Musikindustrie, Wirtschaftsverbände und Gesetzgeber haben auf diesen Umstand in den vergangenen Jahren lediglich mit einer Verschärfung des Urheberrechts reagiert. Doch einerlei, welche Namen die Abkommen trugen und wie hart die angedrohten Strafen auch waren, an dem Boom digitaler Tauschbörsen änderten sie nichts.
ACTA würde auch nichts ändern. Die meisten Richtlinien des Abkommens gelten in der Bundesrepublik bereits. Und der Vorschlag, an dem sich die Proteste vor allem entzünden, würde hier niemals zum Tragen kommen. Der in einer Fußnote formulierte Hinweis, die Internetprovider in Haftung für Urheberrechtsverletzungen zu nehmen, könnte kaum in geltendes Recht gegossen werden. Providerhaftung bedeutet, dass etwa die Telekom sämtliche Daten, die auf ihren Servern gespeichert oder durch ihre Leitungen transportiert werden, kontrollieren müsste. Das wäre ein großer Lauschangriff, der allem Rechtsverständnis widerspräche.
Dennoch: So verständlich die Proteste gegen ACTA auch sind – es ist nicht das Urheberrecht, das die Freiheit des Internets gefährdet.
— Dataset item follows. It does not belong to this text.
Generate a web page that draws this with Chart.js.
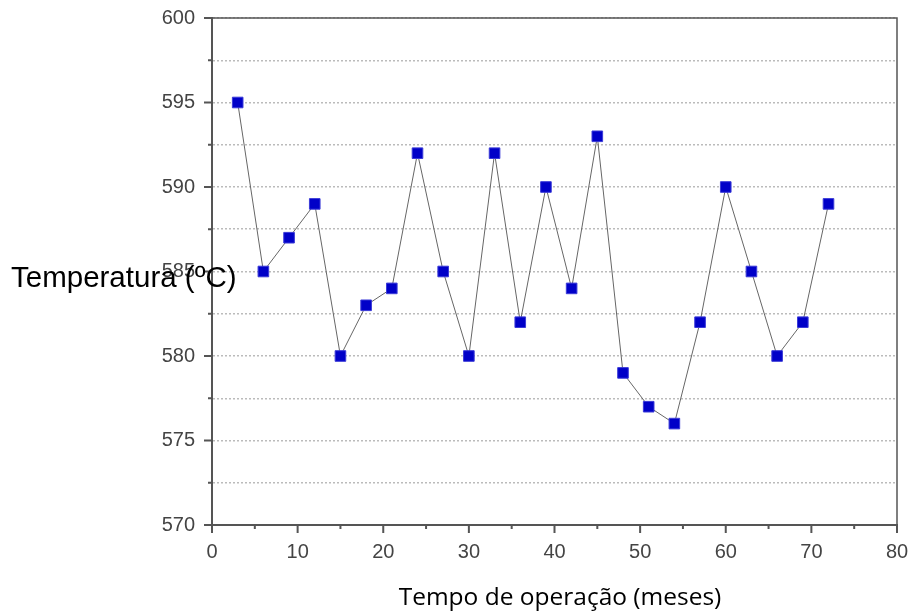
<!DOCTYPE html>
<html>
<head>
<meta charset="utf-8">
<script src="https://cdn.jsdelivr.net/npm/chart.js@4.4.0/dist/chart.umd.min.js"></script>
<style>
  html, body { margin: 0; padding: 0; background: #fff; }
  #wrap { position: relative; width: 910px; height: 615px; }
</style>
</head>
<body>
<div id="wrap"><canvas id="tempChart" width="910" height="615"></canvas></div>
<script>
// meses de operação e temperatura
const meses = [3, 6, 9, 12, 15, 18, 21, 24, 27, 30, 33, 36, 39, 42, 45, 48, 51, 54, 57, 60, 63, 66, 69, 72];
const temperaturas = [595, 585, 587, 589, 580, 583, 584, 592, 585, 580, 592, 582, 590, 584, 593, 579, 577, 576, 582, 590, 585, 580, 582, 589];

const xMin = 0, xMax = 80, xStep = 5, xLabelStep = 10;
const yMin = 570, yMax = 600, yStep = 2.5, yLabelStep = 5;

const tituloY = 'Temperatura (ºC)';
const tituloX = 'Tempo de operação (meses)';

const pontos = meses.map((m, i) => ({ x: m, y: temperaturas[i] }));

// moldura, marcas maiores/menores e títulos dos eixos
const extras = {
    id: 'extras',
    afterDraw(chart) {
        const { ctx, chartArea: a, scales } = chart;
        ctx.save();
        ctx.strokeStyle = '#555';
        ctx.lineWidth = 1.5;
        ctx.beginPath();
        ctx.moveTo(a.left, a.top);
        ctx.lineTo(a.right, a.top);
        ctx.lineTo(a.right, a.bottom);
        ctx.stroke();

        ctx.lineWidth = 2;
        ctx.beginPath();
        scales.x.ticks.forEach(t => {
            const px = scales.x.getPixelForValue(t.value);
            const len = t.value % xLabelStep === 0 ? 8 : 4;
            ctx.moveTo(px, a.bottom);
            ctx.lineTo(px, a.bottom + len);
        });
        scales.y.ticks.forEach(t => {
            const py = scales.y.getPixelForValue(t.value);
            const len = t.value % yLabelStep === 0 ? 8 : 4;
            ctx.moveTo(a.left, py);
            ctx.lineTo(a.left - len, py);
        });
        ctx.stroke();

        ctx.fillStyle = '#000';
        ctx.textBaseline = 'middle';
        ctx.font = '29.5px "Liberation Sans", Arial, sans-serif';
        ctx.textAlign = 'left';
        ctx.fillText(tituloY, 11, 279);

        ctx.font = '24.5px "Open Sans", sans-serif';
        ctx.textAlign = 'center';
        ctx.fillText(tituloX, 560, 598);
        ctx.restore();
    }
};

const config = {
    type: 'scatter',
    data: {
        datasets: [{
            data: pontos,
            showLine: true,
            borderColor: '#666',
            borderWidth: 1,
            pointStyle: 'rect',
            pointRadius: 7.5,
            pointHoverRadius: 7.5,
            pointBackgroundColor: '#0000c8',
            pointBorderColor: '#3b3bd8',
            pointBorderWidth: 1
        }]
    },
    options: {
        responsive: false,
        animation: false,
        layout: { padding: { top: 18, right: 13, left: 0, bottom: 0 } },
        plugins: { legend: { display: false }, tooltip: { enabled: false } },
        scales: {
            x: {
                type: 'linear',
                min: xMin,
                max: xMax,
                afterFit(scale) {
                    scale.height = 90;
                    scale.paddingLeft = 0;
                    scale.paddingRight = 0;
                },
                ticks: {
                    stepSize: xStep,
                    autoSkip: false,
                    maxRotation: 0,
                    padding: 9,
                    color: '#444',
                    font: { family: '"Liberation Sans", Arial, sans-serif', size: 20 },
                    callback: v => (v % xLabelStep === 0 ? v : '')
                },
                grid: {
                    drawOnChartArea: false,
                    drawTicks: true,
                    tickLength: 6,
                    tickColor: 'rgba(0,0,0,0)'
                },
                border: { color: '#555', width: 2 }
            },
            y: {
                type: 'linear',
                min: yMin,
                max: yMax,
                afterFit(scale) {
                    scale.width = 212;
                    scale.paddingTop = 0;
                    scale.paddingBottom = 0;
                },
                ticks: {
                    stepSize: yStep,
                    autoSkip: false,
                    padding: 10,
                    color: '#444',
                    font: { family: '"Liberation Sans", Arial, sans-serif', size: 20 },
                    callback: v => (v % yLabelStep === 0 ? v : '')
                },
                grid: {
                    color: '#bbb',
                    lineWidth: 1.5,
                    tickLength: 7,
                    tickColor: 'rgba(0,0,0,0)',
                    tickBorderDash: []
                },
                border: { color: '#555', width: 2, dash: [2, 2] }
            }
        }
    },
    plugins: [extras]
};

window.onload = function () {
    const ctx = document.getElementById('tempChart').getContext('2d');
    new Chart(ctx, config);
};
</script>
</body>
</html>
Es sind vor allem jene, die die Freiheit des Internets missbrauchen, um mit geistigem Eigentum anderer Millionen zu verdienen. Und dazu wünschte man sich zumindest von den Parteien, die die Proteste unterstützen, eine Stellungnahme. Von ihnen erwartet man Ideen, wie wir geistiges Eigentum schützen, Persönlichkeitsrechte wahren und die Freiheit im Internet beibehalten wollen. Hier nur auf die Freiheit zu verweisen, hilft nicht weiter, sondern erweckt den Eindruck, sie wollten einen berechtigten Protest politisch instrumentalisieren.